2017-03-28 13:57:35
Imbróglio legal. Após quase 20 anos de disputas, autarquia e agência conseguem definir o trâmite desse tipo de pedido e enfrentarão o grande desafio de analisar quase 22 mil processos
São Paulo – O acordo alcançado entre o Instituto Nacional de Propriedade Industrial (INPI) e a Agência Nacional de Vigilância Sanitária (Anvisa) sobre patentes de medicamentos deve acelerar a análise desses processos, de acordo com especialistas ouvidos pelo DCI.
Há atualmente – conforme dados do próprio INPI – 21.733 pedidos de patentes para remédios paralisados por conta da indefinição que existia sobre a responsabilidade de analisar esse tipo de pedido, diz o sócio do escritório Di Blasi, Parente e Associados, Gabriel Di Blasi.
“O INPI só poderia analisar uma patente de medicamento após a anuência da Anvisa. Quando essa anuência não vinha, o INPI engavetava os pedidos”, explica o especialista.
Agora, pela nova regra, aprovada em acordo na semana passada, a Anvisa ainda precisa fazer uma análise prévia, com o objetivo de garantir que o remédio possua eficácia e não traga riscos significativos à saúde. Contudo, ao INPI fica reservado o direito da palavra final e a autarquia pode concordar ou não com a análise da agência caso entre no mérito da patente.
Di Blasi acredita que, com isso, haverá uma maior segurança jurídica e até redução no estoque de pedidos de patentes.
Para o diretor-executivo do INPI, Mauro Maia, o acordo foi importante porque agora a autarquia poderá colocar os processos em andamento. “O INPI começará o exame desses pedidos represados ao longo de todos esses anos”, garante ele.
No que se refere à rede pública de saúde, Maia conta que a pior consequência do conflito entre Anvisa e INPI era que muitos pedidos de patentes sem fundamento, ao não serem julgados, travavam investimentos.

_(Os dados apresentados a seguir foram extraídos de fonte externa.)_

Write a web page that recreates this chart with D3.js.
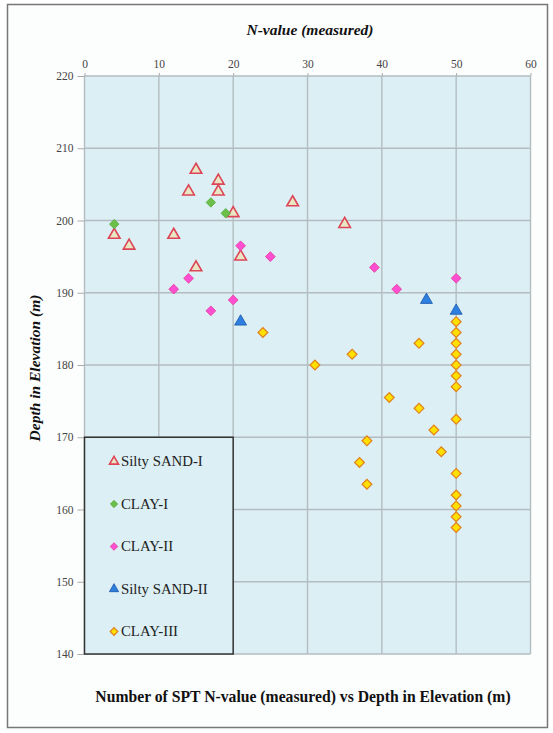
<!DOCTYPE html>
<html><head><meta charset="utf-8">
<script src="https://cdn.jsdelivr.net/npm/d3@7"></script>
<style>body{margin:0;background:#fff;} svg{display:block;}</style>
</head><body>
<script>
// ---- data ----
const xTicks = [0,10,20,30,40,50,60];
const yTicks = [140,150,160,170,180,190,200,210,220];
const seriesNames = ["Silty SAND-I","CLAY-I","CLAY-II","Silty SAND-II","CLAY-III"];
const siltySand1N = [15,18,14,18,20,28,35,4,6,12,21,15];
const siltySand1E = [207,205.5,204,204,201,202.5,199.5,198,196.5,198,195,193.5];
const clay1N = [17,19,4];
const clay1E = [202.5,201,199.5];
const clay2N = [21,25,14,12,20,17,39,42,50];
const clay2E = [196.5,195,192,190.5,189,187.5,193.5,190.5,192];
const siltySand2N = [21,46,50];
const siltySand2E = [186,189,187.5];
const clay3N = [24,45,36,31,41,45,47,38,48,37,38,50,50,50,50,50,50,50,50,50,50,50,50,50];
const clay3E = [184.5,183,181.5,180,175.5,174,171,169.5,168,166.5,163.5,186,184.5,183,181.5,180,178.5,177,172.5,165,162,160.5,159,157.5];

const W=553,H=733;
const svg=d3.select("body").append("svg").attr("width",W).attr("height",H);
svg.append("rect").attr("x",7.5).attr("y",4.5).attr("width",540).attr("height",723)
  .attr("fill","#fcfdfd").attr("stroke","#777").attr("stroke-width",1.5);

const x=d3.scaleLinear().domain([0,60]).range([84.5,530.5]);
const y=d3.scaleLinear().domain([140,220]).range([654,76]);

svg.append("rect").attr("x",x(0)).attr("y",y(220)).attr("width",x(60)-x(0)).attr("height",y(140)-y(220))
  .attr("fill","#dceff4");

const grid=svg.append("g");
grid.selectAll("line.v").data(xTicks).join("line").attr("class","v")
  .attr("x1",d=>x(d)).attr("x2",d=>x(d)).attr("y1",y(220)).attr("y2",y(140))
  .attr("stroke","#b3bdc1").attr("stroke-width",1.4);
grid.selectAll("line.h").data(yTicks).join("line").attr("class","h")
  .attr("x1",x(0)).attr("x2",x(60)).attr("y1",d=>y(d)).attr("y2",d=>y(d))
  .attr("stroke","#b3bdc1").attr("stroke-width",1.4);

const font="'Liberation Serif','Times New Roman',serif";
const xAxis=d3.axisTop(x).tickValues(xTicks).tickSize(3).tickPadding(5);
const gx=svg.append("g").attr("transform",`translate(0,${y(220)})`).call(xAxis);
gx.select(".domain").remove();
gx.selectAll("line").attr("stroke","#aaa");
gx.selectAll("text").attr("font-family",font).attr("font-size",11.5).attr("fill","#444");

const yAxis=d3.axisLeft(y).tickValues(yTicks).tickSize(7).tickPadding(4);
const gy=svg.append("g").attr("transform",`translate(${x(0)},0)`).call(yAxis);
gy.select(".domain").remove();
gy.selectAll("line").attr("stroke","#aaa");
gy.selectAll("text").attr("font-family",font).attr("font-size",11.5).attr("fill","#444");

// legend box (covers gridlines) spanning N 0..20, E 140..170
svg.append("rect").attr("x",x(0)).attr("y",y(170)).attr("width",x(20)-x(0)).attr("height",y(140)-y(170))
  .attr("fill","#dceff4").attr("stroke","#333").attr("stroke-width",1.5);

const styles=[
  {shape:d3.symbolTriangle,size:58,rot:0,fill:"#e9e6c4",stroke:"#dd4455",sw:1.6},
  {shape:d3.symbolSquare,size:44,rot:45,fill:"#6cc04a",stroke:"#55aa40",sw:0.8},
  {shape:d3.symbolSquare,size:48,rot:45,fill:"#ff4fd0",stroke:"#e0409f",sw:0.8},
  {shape:d3.symbolTriangle,size:62,rot:0,fill:"#2d7fe0",stroke:"#1a55a8",sw:0.8},
  {shape:d3.symbolSquare,size:48,rot:45,fill:"#ffe000",stroke:"#e0801a",sw:1.2}
];
const data=[
  siltySand1N.map((n,i)=>[n,siltySand1E[i]]),
  clay1N.map((n,i)=>[n,clay1E[i]]),
  clay2N.map((n,i)=>[n,clay2E[i]]),
  siltySand2N.map((n,i)=>[n,siltySand2E[i]]),
  clay3N.map((n,i)=>[n,clay3E[i]])
];
data.forEach((pts,k)=>{
  const s=styles[k];
  svg.append("g").selectAll("path").data(pts).join("path")
    .attr("transform",d=>`translate(${x(d[0])},${y(d[1])}) rotate(${s.rot})`)
    .attr("d",d3.symbol(s.shape,s.size)())
    .attr("fill",s.fill).attr("stroke",s.stroke).attr("stroke-width",s.sw);
});

// legend entries
const legY=[461.5,504,546.5,589,631.5];
seriesNames.forEach((name,k)=>{
  const s=styles[k];
  svg.append("path").attr("transform",`translate(114,${legY[k]}) rotate(${s.rot})`)
    .attr("d",d3.symbol(s.shape,s.size*0.6)())
    .attr("fill",s.fill).attr("stroke",s.stroke).attr("stroke-width",s.sw);
  svg.append("text").attr("x",121).attr("y",legY[k]+4.5).text(name)
    .attr("font-family",font).attr("font-size",14.8).attr("fill","#222");
});

svg.append("text").attr("x",310).attr("y",35).attr("text-anchor","middle")
  .attr("font-family",font).attr("font-size",15.5).attr("font-weight","bold").attr("font-style","italic")
  .attr("fill","#111").text("N-value (measured)");
svg.append("text").attr("transform","translate(40,368) rotate(-90)").attr("text-anchor","middle")
  .attr("font-family",font).attr("font-size",15.5).attr("font-weight","bold").attr("font-style","italic")
  .attr("fill","#111").text("Depth in Elevation (m)");
svg.append("text").attr("x",303).attr("y",702).attr("text-anchor","middle")
  .attr("font-family",font).attr("font-size",15.7).attr("font-weight","bold")
  .attr("fill","#111").text("Number of SPT N-value (measured) vs Depth in Elevation (m)");
</script>
</body></html>
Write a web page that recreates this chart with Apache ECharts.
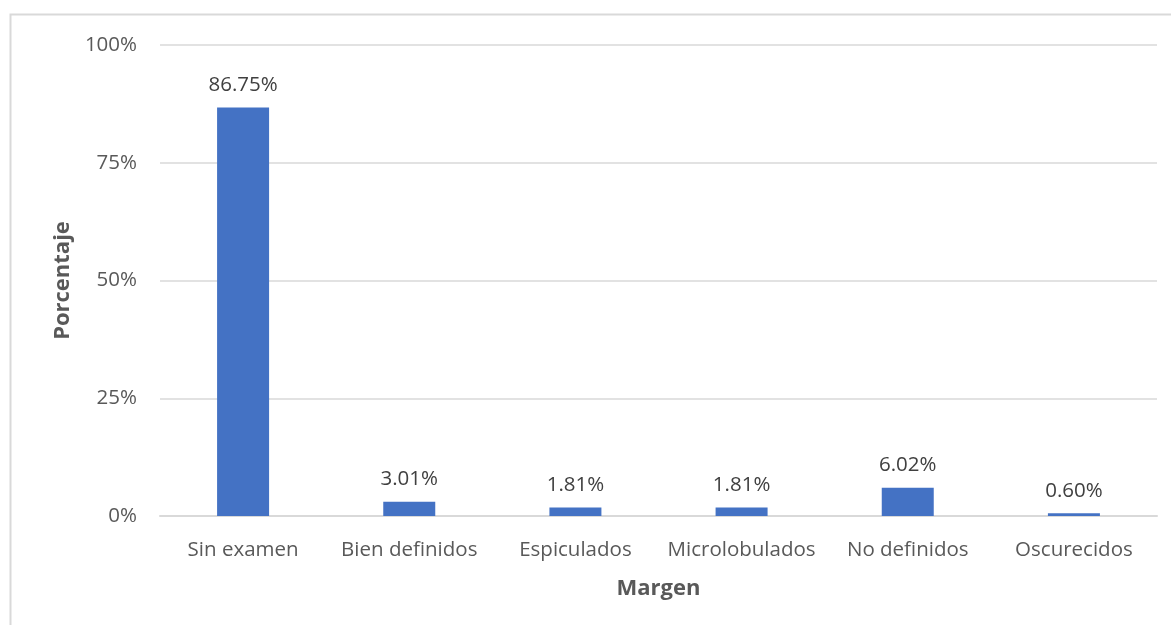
<!DOCTYPE html>
<html>
<head>
<meta charset="utf-8">
<script src="https://cdn.jsdelivr.net/npm/echarts@6/dist/echarts.min.js"></script>
<style>
  html, body { margin: 0; padding: 0; background: #ffffff; }
  #chart { width: 1171px; height: 625px; }
</style>
</head>
<body>
<div id="chart"></div>
<script>
// Margin types and their share of cases (%)
const categories = ['Sin examen', 'Bien definidos', 'Espiculados', 'Microlobulados', 'No definidos', 'Oscurecidos'];
const percentages = [86.75, 3.01, 1.81, 1.81, 6.02, 0.60];
const yTicks = { min: 0, max: 100, interval: 25 };

const font = '"Open Sans", "Liberation Sans", sans-serif';
const textColor = '#595959';

const chart = echarts.init(document.getElementById('chart'), null, { renderer: 'canvas' });
chart.setOption({
  animation: false,
  backgroundColor: '#ffffff',
  graphic: [{
    type: 'rect',
    shape: { x: 10.5, y: 14.5, width: 1200, height: 700 },
    style: { fill: 'none', stroke: '#d9d9d9', lineWidth: 2 },
    silent: true
  }],
  grid: { left: 160, right: 14, top: 45, bottom: 109, containLabel: false },
  xAxis: {
    type: 'category',
    data: categories,
    name: 'Margen',
    nameLocation: 'middle',
    nameGap: 62,
    nameTextStyle: { fontFamily: font, fontSize: 22, fontWeight: 'bold', color: textColor },
    axisLine: { show: true, lineStyle: { color: '#d9d9d9', width: 2 } },
    axisTick: { show: false },
    axisLabel: { fontFamily: font, fontSize: 20.5, color: textColor, margin: 24, interval: 0 }
  },
  yAxis: {
    type: 'value',
    min: yTicks.min,
    max: yTicks.max,
    interval: yTicks.interval,
    name: 'Porcentaje',
    nameLocation: 'middle',
    nameGap: 85,
    nameRotate: 90,
    nameTextStyle: { fontFamily: font, fontSize: 22, fontWeight: 'bold', color: textColor },
    axisLine: { show: false },
    axisTick: { show: false },
    axisLabel: { fontFamily: font, fontSize: 20.5, color: textColor, margin: 23, formatter: '{value}%' },
    splitLine: { lineStyle: { color: '#d9d9d9', width: 1.5 } }
  },
  series: [{
    type: 'bar',
    data: percentages,
    barWidth: 52,
    itemStyle: { color: '#4472c4' },
    label: {
      show: true,
      position: 'top',
      distance: 12,
      fontFamily: font,
      fontSize: 20.5,
      color: '#404040',
      formatter: p => p.value.toFixed(2) + '%'
    }
  }]
});
</script>
</body>
</html>
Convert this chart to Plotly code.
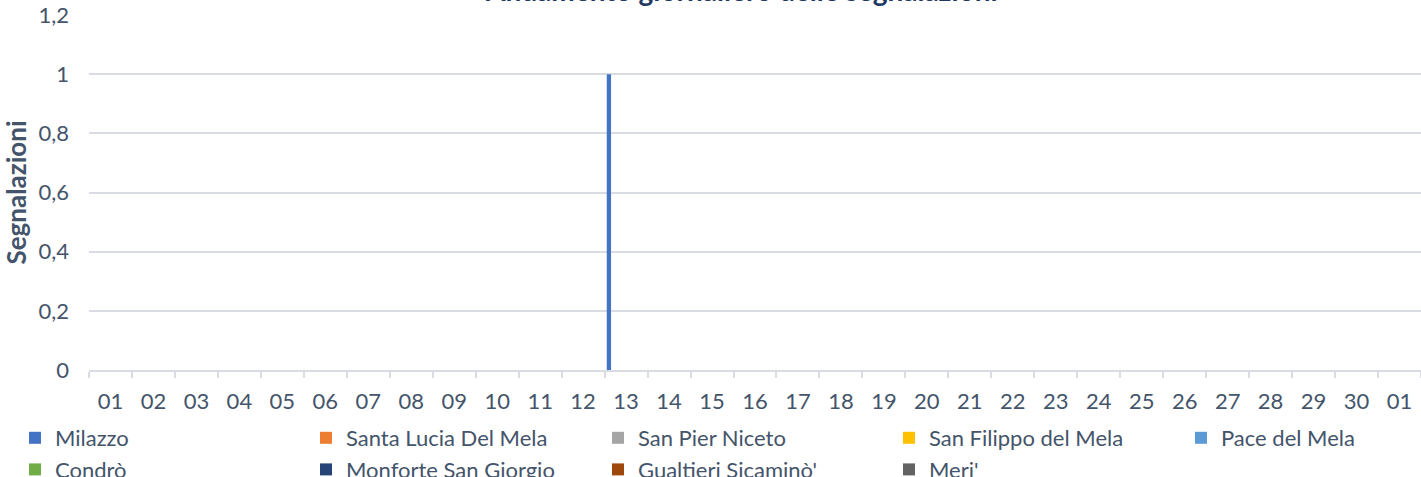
import plotly.graph_objects as go

# ---- data ----
dates = [f"{d:02d}/11" for d in range(1, 31)] + ["01/12"]
tick_labels = [d[:2] for d in dates]
series_names = ["Milazzo", "Santa Lucia Del Mela", "San Pier Niceto", "San Filippo del Mela",
                "Pace del Mela", "Condrò", "Monforte San Giorgio", "Gualtieri Sicaminò'", "Meri'"]
milazzo = [0]*12 + [1] + [0]*18
santa_lucia = [0]*31
san_pier = [0]*31
san_filippo = [0]*31
pace = [0]*31
condro = [0]*31
monforte = [0]*31
gualtieri = [0]*31
meri = [0]*31
values = [milazzo, santa_lucia, san_pier, san_filippo, pace, condro, monforte, gualtieri, meri]
colors = ["#4472C4", "#ED7D31", "#A5A5A5", "#FFC000", "#5B9BD5",
          "#70AD47", "#264478", "#9E480E", "#636363"]

TXT = "#44546A"
GRID = "#D9DDE3"
W, H = 1421, 477
ML, MR, MT, MB = 89, 0, 15, 107
PW, PH = W - ML - MR, H - MT - MB
FONT = "Lato, Carlito, sans-serif"
FS = 22

# legend columns (Excel-like 5-column legend in two rows)
legend_ids = ["legend", "legend2", "legend3", "legend4", "legend5"]
col_text_x = [54, 345, 637, 928, 1220]

fig = go.Figure()
for i, (name, vals, col) in enumerate(zip(series_names, values, colors)):
    fig.add_trace(go.Bar(x=dates, y=vals, name=name, marker_color=col, marker_line_width=0,
                         legend=legend_ids[i % 5]))

layout_legends = {}
for lid, tx in zip(legend_ids, col_text_x):
    layout_legends[lid] = dict(
        xref="paper", yref="paper",
        x=(tx - 39 - ML) / PW, xanchor="left",
        y=(H - MB - 417) / PH, yanchor="top",
        orientation="v", font=dict(family=FONT, size=FS, color=TXT),
        bgcolor="rgba(0,0,0,0)", tracegroupgap=0, itemwidth=30,
    )

fig.update_layout(
    width=W, height=H,
    margin=dict(l=ML, r=MR, t=MT, b=MB, autoexpand=False),
    paper_bgcolor="white", plot_bgcolor="white",
    barmode="group", bargap=0.1, bargroupgap=0,
    separators=",.",
    font=dict(family=FONT, size=FS, color=TXT),
    showlegend=True,
    **layout_legends,
)
fig.add_annotation(text="<b>Andamento giornaliero delle segnalazioni</b>", xref="paper", yref="paper",
                   x=0.49, y=1, yanchor="bottom", yshift=6, showarrow=False,
                   font=dict(family=FONT, size=28, color="#1F3864"))
fig.update_xaxes(type="category", tickmode="array", tickvals=dates, ticktext=tick_labels,
                 tickson="boundaries", ticks="outside", ticklen=6, tickcolor=GRID, tickwidth=2,
                 showline=True, linecolor=GRID, linewidth=2, showgrid=False, automargin=False,
                 ticklabelstandoff=11, tickfont=dict(family=FONT, size=FS, color=TXT))
fig.update_yaxes(range=[0, 1.2], tickvals=[0, 0.2, 0.4, 0.6, 0.8, 1.0, 1.2],
                 showgrid=True, gridcolor=GRID, gridwidth=2, zeroline=False, automargin=False,
                 ticklabelstandoff=19, tickfont=dict(family=FONT, size=FS, color=TXT),
                 title=dict(text="<b>Segnalazioni</b>", font=dict(family=FONT, size=26, color=TXT),
                            standoff=4))

fig.write_html("out.html", config={"displayModeBar": False},
               post_script="document.body.style.margin='0';")
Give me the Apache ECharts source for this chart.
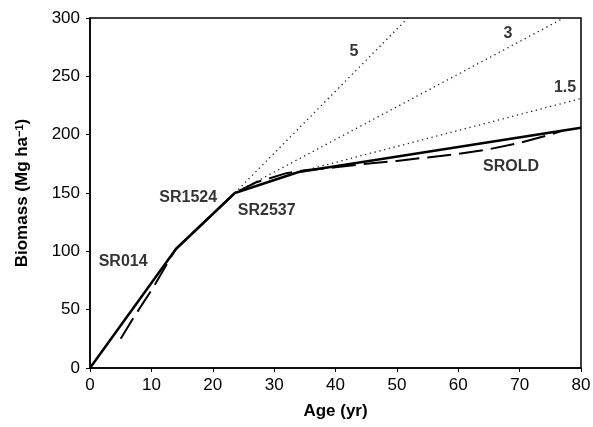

“O bloqueio da análise gerava insegurança, porque a indústria não quer investir em algo para perder a licença mais tarde. Se o INPI for rápido ao entender que não é necessária uma patente, aquilo já pode estar no domínio público, sendo utilizado pelos fabricantes de genéricos”, comenta o diretor-executivo do INPI.
O sócio da área de propriedade intelectual do Siqueira Castro Advogados, Eduardo Ribeiro Augusto, ressalta que quando uma patente está em vigor, o governo brasileiro pode fazer um pedido de licença compulsória em dois casos: quando houver falta de exploração no território nacional ou quando a comercialização não satisfizer as necessidades dos brasileiros. Quando não há patente, a situação fica mais complicada, comenta.
E para os próprios laboratórios, uma situação em que os pedidos são analisados com mais celeridade é positiva. Ribeiro Augusto destaca que há um investimento muito pesado na criação de medicamentos, e o laboratório, ao criar uma solução técnica para alguma doença, quer obter exclusividade para a exploração daquele remédio. Sem uma análise do pedido de patente, os fabricantes de medicamentos acabavam com poucas alternativas para manter essa exclusividade.
“Quando o empresário tem um pedido aguardando análise no INPI, o máximo que ele pode fazer é notificar um terceiro que queira explorar o mesmo remédio e fazer um pedido em mora”, aponta. Nesse caso, se e quando a patente for concedida, o fabricante que entrou com o pedido de patente pode cobrar o concorrente pelo uso comercial daquele remédio da data do pedido de mora até o momento da concessão da patente. Isso, no entanto, não é o suficiente para os empresários, comenta Augusto.
Histórico
A situação do conflito entre INPI e Anvisa começou, de acordo com os especialistas, em 2001, quando foi introduzido o artigo 229-c na Lei 9.279/1996. Expressa o texto desse artigo: “A concessão de patentes para produtos e processos farmacêuticos dependerá da prévia anuência da Agência Nacional de Vigilância Sanitária”.
“De 1997 a 2001, quando ainda não tinha sido introduzido esse artigo 229-c, o INPI fez o exame de patentes de remédios sozinho, sem contar com a participação da Anvisa”, recorda Eduardo Ribeiro Augusto.
O sócio da banca Daniel Legal & IP Strategy, Ricardo Nunes, destaca que a confusão começou porque a Anvisa entendeu que a alteração da lei lhe dava direitos para analisar os requisitos técnicos de patenteabilidade, que sempre foram de responsabilidade do INPI, e não apenas as questões referentes à eficácia e aos riscos. “Durante essa discussão, a questão chegou a bater na porta da Advocacia Geral da União (AGU). Na época, foi confirmado que a Anvisa só poderia analisar os riscos à saúde, mas a agência recorreu e a questão passou anos sem solução”, acrescenta o advogado.
Procurada, a Anvisa não se manifestou até o fechamento desta edição.